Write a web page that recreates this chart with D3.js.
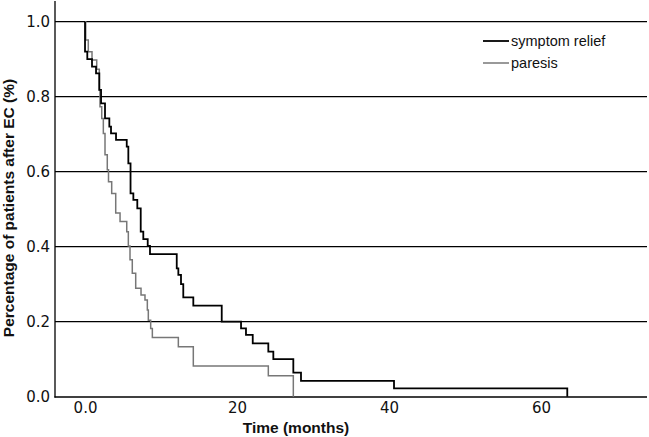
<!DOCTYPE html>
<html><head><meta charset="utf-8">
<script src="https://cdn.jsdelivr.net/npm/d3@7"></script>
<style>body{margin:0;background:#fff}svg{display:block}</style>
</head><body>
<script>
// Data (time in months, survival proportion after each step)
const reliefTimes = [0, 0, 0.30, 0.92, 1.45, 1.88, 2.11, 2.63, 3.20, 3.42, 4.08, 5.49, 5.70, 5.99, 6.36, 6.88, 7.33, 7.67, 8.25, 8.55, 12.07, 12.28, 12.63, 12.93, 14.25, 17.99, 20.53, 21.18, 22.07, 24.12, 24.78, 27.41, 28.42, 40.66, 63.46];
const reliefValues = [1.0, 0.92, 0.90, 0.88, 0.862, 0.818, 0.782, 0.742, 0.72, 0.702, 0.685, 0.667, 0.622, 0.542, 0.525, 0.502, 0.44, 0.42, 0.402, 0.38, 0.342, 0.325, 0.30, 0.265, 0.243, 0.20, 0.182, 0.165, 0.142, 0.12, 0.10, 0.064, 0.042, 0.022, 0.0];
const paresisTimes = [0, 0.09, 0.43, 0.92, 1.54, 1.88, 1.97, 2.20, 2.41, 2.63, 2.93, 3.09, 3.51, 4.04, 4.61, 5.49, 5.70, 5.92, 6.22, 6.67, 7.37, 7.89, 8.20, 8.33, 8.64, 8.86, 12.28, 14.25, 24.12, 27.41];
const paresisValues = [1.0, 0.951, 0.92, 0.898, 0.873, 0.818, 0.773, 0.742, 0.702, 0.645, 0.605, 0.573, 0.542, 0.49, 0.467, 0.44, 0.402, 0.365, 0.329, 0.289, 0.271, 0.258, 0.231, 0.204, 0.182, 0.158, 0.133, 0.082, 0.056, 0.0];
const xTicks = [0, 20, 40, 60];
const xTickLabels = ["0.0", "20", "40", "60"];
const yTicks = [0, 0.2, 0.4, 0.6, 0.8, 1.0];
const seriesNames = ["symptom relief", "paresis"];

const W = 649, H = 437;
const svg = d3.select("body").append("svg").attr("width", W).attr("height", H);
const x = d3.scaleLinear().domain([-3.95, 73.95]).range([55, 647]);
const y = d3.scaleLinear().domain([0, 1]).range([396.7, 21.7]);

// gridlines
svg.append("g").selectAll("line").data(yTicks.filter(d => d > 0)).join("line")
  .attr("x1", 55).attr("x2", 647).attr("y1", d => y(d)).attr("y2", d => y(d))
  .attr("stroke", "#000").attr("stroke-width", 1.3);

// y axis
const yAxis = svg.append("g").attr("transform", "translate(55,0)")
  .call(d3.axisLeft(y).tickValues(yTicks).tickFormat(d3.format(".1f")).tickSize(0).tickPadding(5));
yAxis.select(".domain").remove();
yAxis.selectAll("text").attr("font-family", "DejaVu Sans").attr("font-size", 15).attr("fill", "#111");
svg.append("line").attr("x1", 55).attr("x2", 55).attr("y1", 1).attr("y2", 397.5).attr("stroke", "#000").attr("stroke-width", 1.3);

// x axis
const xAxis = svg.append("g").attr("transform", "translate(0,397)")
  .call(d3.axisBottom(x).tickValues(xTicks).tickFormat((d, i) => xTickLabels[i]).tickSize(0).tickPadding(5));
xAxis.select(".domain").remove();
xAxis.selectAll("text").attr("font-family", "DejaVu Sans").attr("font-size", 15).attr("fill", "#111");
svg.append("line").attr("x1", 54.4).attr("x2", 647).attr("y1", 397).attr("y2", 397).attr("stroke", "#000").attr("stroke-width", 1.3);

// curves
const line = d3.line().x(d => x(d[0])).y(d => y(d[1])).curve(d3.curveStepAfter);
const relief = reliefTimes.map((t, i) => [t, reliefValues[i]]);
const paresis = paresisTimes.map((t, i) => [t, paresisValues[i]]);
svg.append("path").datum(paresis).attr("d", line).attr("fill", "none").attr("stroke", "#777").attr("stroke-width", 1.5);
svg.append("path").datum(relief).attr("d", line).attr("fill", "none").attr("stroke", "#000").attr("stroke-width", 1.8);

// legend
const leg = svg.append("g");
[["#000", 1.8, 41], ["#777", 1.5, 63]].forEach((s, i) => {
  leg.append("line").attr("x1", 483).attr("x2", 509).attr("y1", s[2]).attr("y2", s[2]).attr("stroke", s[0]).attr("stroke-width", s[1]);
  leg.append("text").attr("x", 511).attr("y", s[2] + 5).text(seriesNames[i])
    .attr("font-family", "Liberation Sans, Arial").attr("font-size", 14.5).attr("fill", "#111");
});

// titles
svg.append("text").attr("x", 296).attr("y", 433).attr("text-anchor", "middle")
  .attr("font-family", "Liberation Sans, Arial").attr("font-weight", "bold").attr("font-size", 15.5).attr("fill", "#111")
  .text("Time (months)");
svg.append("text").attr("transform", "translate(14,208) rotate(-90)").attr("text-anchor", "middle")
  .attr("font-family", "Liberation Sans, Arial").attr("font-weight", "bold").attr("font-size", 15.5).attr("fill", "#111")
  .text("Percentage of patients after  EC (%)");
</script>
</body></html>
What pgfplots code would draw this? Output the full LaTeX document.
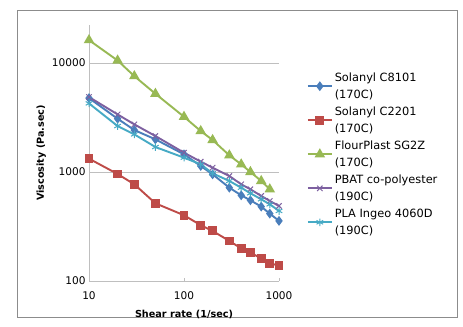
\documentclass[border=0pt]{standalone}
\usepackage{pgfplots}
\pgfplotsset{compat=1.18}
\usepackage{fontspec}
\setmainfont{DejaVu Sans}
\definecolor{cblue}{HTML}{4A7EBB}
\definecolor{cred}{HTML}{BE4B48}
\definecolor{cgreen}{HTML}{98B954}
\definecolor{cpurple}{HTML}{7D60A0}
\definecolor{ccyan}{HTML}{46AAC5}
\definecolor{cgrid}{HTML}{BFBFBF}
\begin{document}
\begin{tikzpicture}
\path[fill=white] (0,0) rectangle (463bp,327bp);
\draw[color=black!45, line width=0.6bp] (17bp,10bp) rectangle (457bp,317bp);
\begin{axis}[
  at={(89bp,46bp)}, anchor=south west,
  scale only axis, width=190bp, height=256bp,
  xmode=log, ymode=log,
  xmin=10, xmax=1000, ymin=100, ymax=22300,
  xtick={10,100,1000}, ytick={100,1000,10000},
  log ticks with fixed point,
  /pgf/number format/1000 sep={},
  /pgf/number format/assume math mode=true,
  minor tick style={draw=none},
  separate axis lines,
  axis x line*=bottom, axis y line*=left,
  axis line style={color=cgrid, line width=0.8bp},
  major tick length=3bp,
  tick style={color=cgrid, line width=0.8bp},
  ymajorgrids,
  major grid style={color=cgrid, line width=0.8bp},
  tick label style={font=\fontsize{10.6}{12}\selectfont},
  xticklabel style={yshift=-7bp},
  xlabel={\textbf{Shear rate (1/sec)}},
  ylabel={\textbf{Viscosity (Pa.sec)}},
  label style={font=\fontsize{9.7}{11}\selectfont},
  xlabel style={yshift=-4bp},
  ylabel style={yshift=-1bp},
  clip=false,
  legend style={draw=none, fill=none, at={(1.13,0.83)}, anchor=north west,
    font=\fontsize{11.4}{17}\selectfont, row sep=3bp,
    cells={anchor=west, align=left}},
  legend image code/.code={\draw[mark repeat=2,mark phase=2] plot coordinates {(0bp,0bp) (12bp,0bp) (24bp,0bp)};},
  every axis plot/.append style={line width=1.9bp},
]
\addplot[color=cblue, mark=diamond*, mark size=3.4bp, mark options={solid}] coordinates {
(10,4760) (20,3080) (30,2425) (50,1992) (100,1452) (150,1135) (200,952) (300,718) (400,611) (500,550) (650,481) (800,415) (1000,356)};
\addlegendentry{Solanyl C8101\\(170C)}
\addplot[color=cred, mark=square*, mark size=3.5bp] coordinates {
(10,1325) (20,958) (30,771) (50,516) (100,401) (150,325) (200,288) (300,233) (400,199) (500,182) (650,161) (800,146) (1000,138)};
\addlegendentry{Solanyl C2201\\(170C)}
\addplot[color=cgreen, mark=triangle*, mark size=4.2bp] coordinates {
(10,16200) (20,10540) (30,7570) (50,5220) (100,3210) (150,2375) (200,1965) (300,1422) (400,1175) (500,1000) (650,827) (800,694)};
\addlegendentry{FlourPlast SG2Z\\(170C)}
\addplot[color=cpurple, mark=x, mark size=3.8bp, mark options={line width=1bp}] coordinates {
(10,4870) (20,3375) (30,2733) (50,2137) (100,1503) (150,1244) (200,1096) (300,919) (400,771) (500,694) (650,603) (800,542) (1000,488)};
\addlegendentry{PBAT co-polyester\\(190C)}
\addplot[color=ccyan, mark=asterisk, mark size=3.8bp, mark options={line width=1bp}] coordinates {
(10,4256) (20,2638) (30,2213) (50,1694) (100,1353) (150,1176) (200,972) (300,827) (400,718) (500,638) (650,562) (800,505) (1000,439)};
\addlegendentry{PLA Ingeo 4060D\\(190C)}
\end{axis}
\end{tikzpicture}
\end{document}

———

* Task requirements *
Scan the material above and determine how many lines include the word "with"; report only the number.

* Reply to the task *
2